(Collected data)
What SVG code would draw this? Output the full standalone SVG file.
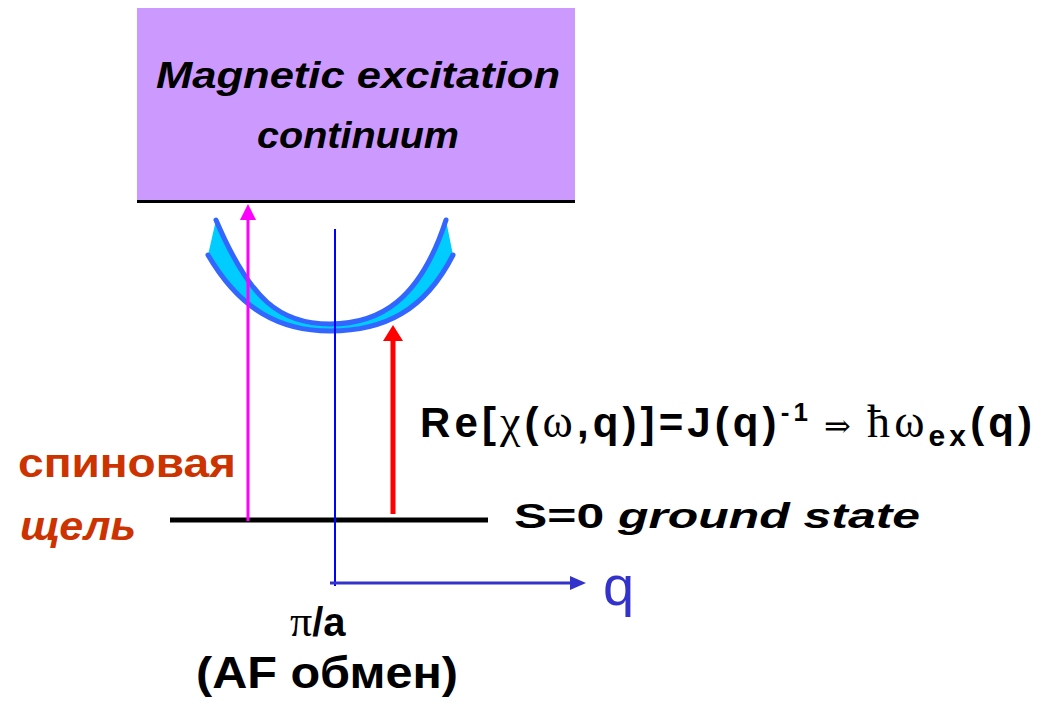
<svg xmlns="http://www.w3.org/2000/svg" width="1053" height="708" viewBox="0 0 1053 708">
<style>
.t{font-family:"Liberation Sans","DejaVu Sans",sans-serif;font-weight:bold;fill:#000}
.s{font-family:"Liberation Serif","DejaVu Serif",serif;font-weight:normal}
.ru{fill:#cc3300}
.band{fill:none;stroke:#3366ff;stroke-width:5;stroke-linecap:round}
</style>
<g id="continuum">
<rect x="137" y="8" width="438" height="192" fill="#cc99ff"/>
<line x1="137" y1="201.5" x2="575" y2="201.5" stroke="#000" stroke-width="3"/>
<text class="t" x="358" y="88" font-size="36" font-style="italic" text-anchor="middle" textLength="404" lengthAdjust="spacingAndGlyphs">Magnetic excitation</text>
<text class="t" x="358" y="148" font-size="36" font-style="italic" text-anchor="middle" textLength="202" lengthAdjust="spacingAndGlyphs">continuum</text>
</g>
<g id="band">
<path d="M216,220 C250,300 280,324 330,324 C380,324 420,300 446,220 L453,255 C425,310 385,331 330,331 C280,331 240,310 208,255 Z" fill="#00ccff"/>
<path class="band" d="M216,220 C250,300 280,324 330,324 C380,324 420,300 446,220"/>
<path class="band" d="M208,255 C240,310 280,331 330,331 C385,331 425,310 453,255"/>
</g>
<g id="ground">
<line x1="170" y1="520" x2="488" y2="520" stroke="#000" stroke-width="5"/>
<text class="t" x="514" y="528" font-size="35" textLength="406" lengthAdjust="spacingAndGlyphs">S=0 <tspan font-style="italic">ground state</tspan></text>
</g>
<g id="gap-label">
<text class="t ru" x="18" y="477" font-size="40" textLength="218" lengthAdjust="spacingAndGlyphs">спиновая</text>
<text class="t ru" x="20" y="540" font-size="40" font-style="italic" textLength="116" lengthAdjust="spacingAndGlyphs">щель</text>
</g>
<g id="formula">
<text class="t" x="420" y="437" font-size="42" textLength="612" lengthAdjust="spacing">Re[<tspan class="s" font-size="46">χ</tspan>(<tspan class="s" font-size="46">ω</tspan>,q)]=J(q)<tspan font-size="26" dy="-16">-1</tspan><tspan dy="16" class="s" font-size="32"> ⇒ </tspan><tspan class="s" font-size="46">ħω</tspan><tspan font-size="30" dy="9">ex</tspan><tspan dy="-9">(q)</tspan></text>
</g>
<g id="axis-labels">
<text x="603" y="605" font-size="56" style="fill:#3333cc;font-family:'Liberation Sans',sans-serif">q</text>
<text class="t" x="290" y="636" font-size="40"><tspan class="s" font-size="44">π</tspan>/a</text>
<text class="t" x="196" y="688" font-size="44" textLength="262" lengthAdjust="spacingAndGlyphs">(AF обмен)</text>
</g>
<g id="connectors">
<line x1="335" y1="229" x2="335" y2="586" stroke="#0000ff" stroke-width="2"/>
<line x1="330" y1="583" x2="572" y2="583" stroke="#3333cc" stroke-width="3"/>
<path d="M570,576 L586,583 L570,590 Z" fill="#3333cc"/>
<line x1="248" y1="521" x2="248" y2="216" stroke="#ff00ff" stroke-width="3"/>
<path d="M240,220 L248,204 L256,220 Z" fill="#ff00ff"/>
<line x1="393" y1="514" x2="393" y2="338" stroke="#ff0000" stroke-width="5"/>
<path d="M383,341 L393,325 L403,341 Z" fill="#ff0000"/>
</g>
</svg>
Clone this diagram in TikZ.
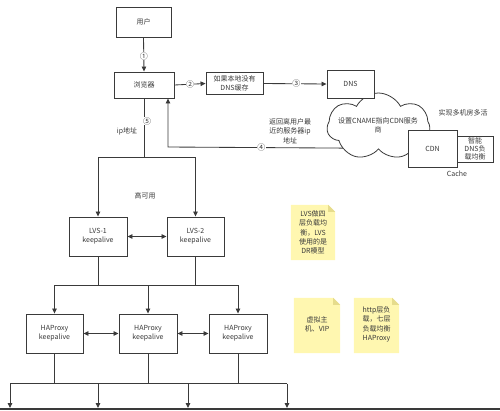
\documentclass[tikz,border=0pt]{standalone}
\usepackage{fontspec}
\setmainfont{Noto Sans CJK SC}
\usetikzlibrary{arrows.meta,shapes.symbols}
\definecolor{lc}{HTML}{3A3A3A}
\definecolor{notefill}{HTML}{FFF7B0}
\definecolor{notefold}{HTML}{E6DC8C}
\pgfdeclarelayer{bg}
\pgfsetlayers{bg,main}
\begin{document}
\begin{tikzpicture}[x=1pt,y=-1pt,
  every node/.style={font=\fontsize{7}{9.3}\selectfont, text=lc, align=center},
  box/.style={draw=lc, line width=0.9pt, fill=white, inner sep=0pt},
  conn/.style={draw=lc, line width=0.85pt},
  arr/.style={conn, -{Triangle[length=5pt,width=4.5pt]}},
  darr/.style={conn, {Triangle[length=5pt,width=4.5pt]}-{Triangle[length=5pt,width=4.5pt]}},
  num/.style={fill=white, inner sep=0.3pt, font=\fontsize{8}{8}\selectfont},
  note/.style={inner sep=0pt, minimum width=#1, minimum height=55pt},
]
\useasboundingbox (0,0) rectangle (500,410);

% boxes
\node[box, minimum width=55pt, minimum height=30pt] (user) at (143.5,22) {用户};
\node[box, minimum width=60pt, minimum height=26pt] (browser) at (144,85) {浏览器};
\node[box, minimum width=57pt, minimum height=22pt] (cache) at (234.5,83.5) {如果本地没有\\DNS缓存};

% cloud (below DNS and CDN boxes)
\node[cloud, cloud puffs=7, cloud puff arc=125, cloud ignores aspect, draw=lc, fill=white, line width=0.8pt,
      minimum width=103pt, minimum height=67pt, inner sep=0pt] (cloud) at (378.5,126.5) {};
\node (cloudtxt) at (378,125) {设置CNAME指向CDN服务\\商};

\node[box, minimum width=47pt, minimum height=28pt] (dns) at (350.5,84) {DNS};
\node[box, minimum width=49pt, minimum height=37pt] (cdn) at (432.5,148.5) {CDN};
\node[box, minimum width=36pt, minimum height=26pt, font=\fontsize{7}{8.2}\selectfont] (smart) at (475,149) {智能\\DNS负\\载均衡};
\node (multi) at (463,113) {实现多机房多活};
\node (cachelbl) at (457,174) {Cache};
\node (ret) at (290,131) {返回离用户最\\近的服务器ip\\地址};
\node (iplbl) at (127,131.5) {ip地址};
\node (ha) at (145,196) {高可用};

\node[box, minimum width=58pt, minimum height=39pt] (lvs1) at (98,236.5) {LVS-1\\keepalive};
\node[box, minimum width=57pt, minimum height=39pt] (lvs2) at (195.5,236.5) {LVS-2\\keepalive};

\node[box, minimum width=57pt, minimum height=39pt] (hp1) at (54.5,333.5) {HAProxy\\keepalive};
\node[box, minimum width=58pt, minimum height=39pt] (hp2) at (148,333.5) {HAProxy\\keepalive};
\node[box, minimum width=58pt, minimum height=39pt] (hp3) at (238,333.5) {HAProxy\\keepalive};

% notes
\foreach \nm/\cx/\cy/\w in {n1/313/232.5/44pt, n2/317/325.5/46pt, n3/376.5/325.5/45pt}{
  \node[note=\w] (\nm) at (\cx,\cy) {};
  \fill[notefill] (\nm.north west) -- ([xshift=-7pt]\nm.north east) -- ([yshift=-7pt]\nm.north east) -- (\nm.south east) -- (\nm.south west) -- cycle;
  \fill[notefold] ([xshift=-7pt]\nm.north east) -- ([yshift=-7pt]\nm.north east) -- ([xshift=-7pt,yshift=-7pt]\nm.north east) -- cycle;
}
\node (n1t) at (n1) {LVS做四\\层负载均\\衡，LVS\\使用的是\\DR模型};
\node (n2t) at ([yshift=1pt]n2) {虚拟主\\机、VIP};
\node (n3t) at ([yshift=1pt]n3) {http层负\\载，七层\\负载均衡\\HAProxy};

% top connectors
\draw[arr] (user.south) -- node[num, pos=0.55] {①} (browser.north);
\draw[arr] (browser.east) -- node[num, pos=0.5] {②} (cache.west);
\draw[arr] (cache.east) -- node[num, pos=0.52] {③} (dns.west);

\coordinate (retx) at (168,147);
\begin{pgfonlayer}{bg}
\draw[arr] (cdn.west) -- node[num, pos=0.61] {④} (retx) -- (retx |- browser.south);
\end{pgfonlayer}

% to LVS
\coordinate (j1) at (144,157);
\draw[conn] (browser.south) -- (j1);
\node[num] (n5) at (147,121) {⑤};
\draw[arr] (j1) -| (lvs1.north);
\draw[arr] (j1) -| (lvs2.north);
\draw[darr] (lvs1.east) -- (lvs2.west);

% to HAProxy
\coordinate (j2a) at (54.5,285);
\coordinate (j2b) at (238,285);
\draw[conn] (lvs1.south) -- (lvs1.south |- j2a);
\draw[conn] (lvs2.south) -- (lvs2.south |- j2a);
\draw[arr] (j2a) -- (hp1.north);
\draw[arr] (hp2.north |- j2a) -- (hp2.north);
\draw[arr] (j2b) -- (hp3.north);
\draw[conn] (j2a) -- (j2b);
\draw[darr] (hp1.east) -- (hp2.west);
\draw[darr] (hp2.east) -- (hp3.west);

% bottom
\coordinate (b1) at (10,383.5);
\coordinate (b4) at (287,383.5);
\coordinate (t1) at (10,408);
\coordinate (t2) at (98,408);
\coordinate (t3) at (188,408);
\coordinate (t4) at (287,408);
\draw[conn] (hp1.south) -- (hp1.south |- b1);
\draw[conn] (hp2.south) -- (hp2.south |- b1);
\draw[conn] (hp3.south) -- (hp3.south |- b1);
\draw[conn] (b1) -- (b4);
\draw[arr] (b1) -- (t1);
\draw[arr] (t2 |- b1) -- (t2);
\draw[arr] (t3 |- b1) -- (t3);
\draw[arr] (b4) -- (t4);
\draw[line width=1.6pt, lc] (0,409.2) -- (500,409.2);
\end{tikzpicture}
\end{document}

__Description of the task__:
Starting at the line containing "Clone this diagram in TikZ." and stopping after the line containing "(0,0) rectangle (500,410);", give the lines again exactly and leave out every image.

__Finished exercise__:
Clone this diagram in TikZ.
\documentclass[tikz,border=0pt]{standalone}
\usepackage{fontspec}
\setmainfont{Noto Sans CJK SC}
\usetikzlibrary{arrows.meta,shapes.symbols}
\definecolor{lc}{HTML}{3A3A3A}
\definecolor{notefill}{HTML}{FFF7B0}
\definecolor{notefold}{HTML}{E6DC8C}
\pgfdeclarelayer{bg}
\pgfsetlayers{bg,main}
\begin{document}
\begin{tikzpicture}[x=1pt,y=-1pt,
  every node/.style={font=\fontsize{7}{9.3}\selectfont, text=lc, align=center},
  box/.style={draw=lc, line width=0.9pt, fill=white, inner sep=0pt},
  conn/.style={draw=lc, line width=0.85pt},
  arr/.style={conn, -{Triangle[length=5pt,width=4.5pt]}},
  darr/.style={conn, {Triangle[length=5pt,width=4.5pt]}-{Triangle[length=5pt,width=4.5pt]}},
  num/.style={fill=white, inner sep=0.3pt, font=\fontsize{8}{8}\selectfont},
  note/.style={inner sep=0pt, minimum width=#1, minimum height=55pt},
]
\useasboundingbox (0,0) rectangle (500,410);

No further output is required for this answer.